** START Recorded data **

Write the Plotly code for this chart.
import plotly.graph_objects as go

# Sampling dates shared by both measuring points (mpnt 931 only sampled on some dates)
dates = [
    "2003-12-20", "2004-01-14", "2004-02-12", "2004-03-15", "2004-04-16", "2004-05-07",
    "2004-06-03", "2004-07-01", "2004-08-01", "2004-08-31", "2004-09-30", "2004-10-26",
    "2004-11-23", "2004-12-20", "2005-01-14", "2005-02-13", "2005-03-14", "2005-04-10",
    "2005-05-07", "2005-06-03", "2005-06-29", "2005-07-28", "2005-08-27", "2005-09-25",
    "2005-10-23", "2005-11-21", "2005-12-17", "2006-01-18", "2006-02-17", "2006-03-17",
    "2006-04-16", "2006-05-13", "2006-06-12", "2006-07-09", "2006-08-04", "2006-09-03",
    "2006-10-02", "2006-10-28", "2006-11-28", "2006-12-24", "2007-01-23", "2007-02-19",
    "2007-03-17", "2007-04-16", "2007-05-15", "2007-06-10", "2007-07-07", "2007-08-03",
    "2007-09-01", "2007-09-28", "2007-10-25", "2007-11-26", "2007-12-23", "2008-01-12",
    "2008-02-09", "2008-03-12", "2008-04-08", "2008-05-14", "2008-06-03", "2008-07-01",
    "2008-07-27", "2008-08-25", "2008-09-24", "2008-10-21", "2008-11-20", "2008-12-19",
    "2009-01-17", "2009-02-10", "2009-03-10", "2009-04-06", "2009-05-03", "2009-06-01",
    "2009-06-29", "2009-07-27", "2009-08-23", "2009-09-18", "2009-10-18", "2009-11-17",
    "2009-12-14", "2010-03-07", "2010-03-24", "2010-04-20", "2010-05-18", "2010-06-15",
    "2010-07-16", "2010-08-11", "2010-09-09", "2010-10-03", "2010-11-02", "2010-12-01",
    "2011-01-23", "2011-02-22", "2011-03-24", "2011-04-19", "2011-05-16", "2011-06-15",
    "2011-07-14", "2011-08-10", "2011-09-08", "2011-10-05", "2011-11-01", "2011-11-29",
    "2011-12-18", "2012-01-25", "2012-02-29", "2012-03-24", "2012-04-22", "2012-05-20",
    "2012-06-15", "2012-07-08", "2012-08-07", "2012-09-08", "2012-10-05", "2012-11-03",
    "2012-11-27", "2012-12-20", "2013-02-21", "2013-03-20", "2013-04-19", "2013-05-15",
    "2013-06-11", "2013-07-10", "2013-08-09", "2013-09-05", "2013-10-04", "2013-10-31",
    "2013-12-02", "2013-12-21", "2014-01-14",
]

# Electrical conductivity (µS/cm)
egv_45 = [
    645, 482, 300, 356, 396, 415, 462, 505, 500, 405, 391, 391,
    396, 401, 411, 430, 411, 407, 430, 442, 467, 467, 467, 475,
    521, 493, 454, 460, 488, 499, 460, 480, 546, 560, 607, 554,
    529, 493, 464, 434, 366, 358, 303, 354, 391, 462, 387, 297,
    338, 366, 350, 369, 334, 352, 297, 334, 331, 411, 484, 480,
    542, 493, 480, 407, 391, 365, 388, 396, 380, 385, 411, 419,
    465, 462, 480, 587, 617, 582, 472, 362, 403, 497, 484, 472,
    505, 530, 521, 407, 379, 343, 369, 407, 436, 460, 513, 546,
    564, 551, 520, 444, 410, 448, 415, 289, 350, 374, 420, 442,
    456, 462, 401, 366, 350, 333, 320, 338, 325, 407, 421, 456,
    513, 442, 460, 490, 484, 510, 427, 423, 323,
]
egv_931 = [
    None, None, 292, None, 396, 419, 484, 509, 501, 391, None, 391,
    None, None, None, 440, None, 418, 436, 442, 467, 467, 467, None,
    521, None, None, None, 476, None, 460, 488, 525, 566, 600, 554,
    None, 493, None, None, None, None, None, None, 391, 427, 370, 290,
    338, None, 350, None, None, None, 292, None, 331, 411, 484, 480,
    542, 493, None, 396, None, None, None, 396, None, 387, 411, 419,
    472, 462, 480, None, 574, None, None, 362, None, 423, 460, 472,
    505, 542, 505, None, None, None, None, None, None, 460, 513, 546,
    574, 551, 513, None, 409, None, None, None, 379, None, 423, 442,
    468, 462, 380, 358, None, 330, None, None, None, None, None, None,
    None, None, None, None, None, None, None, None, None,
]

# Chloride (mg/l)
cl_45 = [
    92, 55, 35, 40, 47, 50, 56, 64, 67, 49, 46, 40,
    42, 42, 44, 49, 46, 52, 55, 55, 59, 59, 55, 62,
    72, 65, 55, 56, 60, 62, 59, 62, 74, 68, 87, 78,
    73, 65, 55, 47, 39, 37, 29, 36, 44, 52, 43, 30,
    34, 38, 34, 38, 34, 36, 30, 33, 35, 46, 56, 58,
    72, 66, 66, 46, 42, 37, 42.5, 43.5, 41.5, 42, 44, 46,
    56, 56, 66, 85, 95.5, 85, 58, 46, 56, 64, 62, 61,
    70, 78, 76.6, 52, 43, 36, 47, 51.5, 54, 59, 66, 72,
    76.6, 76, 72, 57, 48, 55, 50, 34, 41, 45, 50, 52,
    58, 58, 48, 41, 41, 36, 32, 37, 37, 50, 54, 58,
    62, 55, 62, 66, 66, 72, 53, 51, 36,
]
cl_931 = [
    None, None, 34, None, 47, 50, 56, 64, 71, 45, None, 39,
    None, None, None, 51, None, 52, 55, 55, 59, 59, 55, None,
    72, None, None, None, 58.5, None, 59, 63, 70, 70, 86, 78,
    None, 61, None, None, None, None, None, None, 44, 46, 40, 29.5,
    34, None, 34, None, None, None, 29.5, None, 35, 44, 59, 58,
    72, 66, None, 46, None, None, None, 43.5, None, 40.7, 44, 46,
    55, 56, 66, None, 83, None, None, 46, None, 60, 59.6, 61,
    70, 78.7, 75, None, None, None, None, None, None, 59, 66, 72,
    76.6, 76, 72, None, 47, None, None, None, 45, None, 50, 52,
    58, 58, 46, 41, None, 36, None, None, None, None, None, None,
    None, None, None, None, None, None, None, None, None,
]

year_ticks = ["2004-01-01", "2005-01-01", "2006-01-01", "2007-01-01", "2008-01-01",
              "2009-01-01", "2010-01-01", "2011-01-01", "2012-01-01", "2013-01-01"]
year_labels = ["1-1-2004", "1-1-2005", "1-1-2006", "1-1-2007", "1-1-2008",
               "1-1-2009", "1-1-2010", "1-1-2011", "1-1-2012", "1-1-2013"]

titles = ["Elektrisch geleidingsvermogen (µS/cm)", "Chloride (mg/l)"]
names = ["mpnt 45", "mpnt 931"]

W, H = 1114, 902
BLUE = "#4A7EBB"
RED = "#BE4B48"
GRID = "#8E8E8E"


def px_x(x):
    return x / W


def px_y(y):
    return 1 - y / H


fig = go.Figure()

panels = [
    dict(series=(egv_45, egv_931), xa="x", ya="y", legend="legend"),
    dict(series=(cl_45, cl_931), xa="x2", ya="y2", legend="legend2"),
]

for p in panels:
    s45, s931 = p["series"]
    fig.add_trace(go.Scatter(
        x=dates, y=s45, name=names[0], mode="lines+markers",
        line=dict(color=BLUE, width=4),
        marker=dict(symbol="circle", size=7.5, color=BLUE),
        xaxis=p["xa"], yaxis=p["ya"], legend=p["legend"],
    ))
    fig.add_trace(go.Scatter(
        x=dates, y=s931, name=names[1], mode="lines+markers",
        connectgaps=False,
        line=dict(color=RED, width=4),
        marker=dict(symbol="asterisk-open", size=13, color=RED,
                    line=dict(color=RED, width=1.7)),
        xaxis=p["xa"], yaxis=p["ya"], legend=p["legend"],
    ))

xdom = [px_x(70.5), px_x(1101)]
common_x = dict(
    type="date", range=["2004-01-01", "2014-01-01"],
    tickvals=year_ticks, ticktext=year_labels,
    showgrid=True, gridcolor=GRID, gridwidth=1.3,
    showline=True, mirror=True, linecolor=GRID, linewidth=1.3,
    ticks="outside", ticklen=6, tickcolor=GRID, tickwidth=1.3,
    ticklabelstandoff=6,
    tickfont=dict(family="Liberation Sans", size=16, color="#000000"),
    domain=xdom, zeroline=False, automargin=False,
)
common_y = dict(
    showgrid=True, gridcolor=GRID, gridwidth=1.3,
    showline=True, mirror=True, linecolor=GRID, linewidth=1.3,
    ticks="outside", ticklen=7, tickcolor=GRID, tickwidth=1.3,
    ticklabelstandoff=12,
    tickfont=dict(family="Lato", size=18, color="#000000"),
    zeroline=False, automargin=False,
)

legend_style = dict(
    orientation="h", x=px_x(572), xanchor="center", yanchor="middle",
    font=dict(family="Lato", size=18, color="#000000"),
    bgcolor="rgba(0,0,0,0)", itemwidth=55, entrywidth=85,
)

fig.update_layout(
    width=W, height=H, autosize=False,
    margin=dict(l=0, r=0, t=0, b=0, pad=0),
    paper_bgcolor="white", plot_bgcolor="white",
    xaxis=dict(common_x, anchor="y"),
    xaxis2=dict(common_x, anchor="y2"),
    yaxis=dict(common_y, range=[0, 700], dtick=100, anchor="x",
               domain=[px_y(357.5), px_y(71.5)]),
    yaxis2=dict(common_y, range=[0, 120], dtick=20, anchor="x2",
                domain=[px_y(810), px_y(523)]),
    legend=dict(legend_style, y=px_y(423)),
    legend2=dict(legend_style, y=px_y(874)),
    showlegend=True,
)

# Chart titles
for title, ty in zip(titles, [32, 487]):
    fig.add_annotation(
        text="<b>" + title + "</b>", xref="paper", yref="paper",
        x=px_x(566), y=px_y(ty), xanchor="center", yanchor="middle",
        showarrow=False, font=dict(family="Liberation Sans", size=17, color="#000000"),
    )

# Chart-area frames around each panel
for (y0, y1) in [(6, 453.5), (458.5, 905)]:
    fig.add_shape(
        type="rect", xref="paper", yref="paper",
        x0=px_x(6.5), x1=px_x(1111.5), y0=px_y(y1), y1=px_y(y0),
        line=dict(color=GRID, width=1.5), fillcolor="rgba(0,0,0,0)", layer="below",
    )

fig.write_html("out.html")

** END Recorded data **

Exercise objective:
From the first line above through the line that contains "import plotly.graph_objects as go", quote each line exactly. Output nothing more.

Correct answer:
Write the Plotly code for this chart.
import plotly.graph_objects as go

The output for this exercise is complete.